公共政策の倫理学(旧地方自治の倫理学)

元藤沢市議酒井信孝のブログです。

任に堪えない総理の本音(泣言)

「このコロナについては、どのような状況で、どうするかということの、知見が私にはありません。ですから、専門家の委員の先生方に相談をさせていただきながら対応させていただいています。
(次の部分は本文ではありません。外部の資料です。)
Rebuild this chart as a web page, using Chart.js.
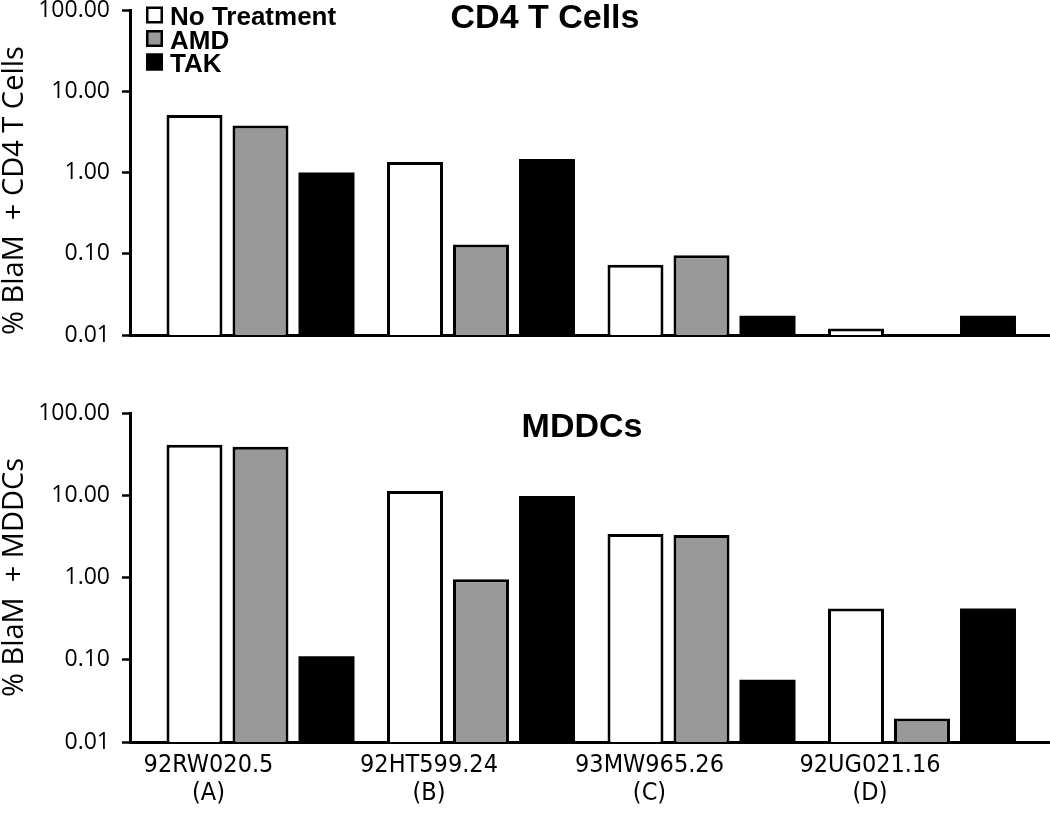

」
 
これは、衆院予算委員会でコロナ対応の失態を追及された菅総理の答弁であるが、この「知見がない」という不用意な発言に、この人の無責任さが集約されているように思われれる。
知見がないから手に負えない、と言うのは、投げ出しているに等しい。
 
政策担当者が、専門家レベルの知見を有していることは望ましいが、必須ではない。
ただし、その分野の知見を理解できる必要はある。
少なくとも、メディアで紹介されている程度の話は理解でき、鵜吞みにせずに比較検討し、判断を下せなくてはならない。
 
曲がりなりにも、総理大臣は新型コロナウイルス感染症対策本部の本部長。
現下、国の最優先課題は新型コロナの感染拡大を収束させることであるのに、これに集中できないで、得意分野だとの自負があるのだろうが、経済策に欲が出る。
 
感染症対策には大して興味がないのだろう。
能力にも疑問を感じるが、能力以前に、取り組む意欲が感じられない。
 
専門家レベルの知見がないことが、いい加減な政策判断の言い訳にはならない。
最低限の知見すらないのは怠慢でしかない。
知見がないから責任は持てないというのであれば、さっさと適任者にバトンを渡すべきだ。
こういう無責任なのが、平気で責任ある立場に居座る権力の私物化が罷り通っているのがこの国の不幸であり、かつ最大のリスクだ。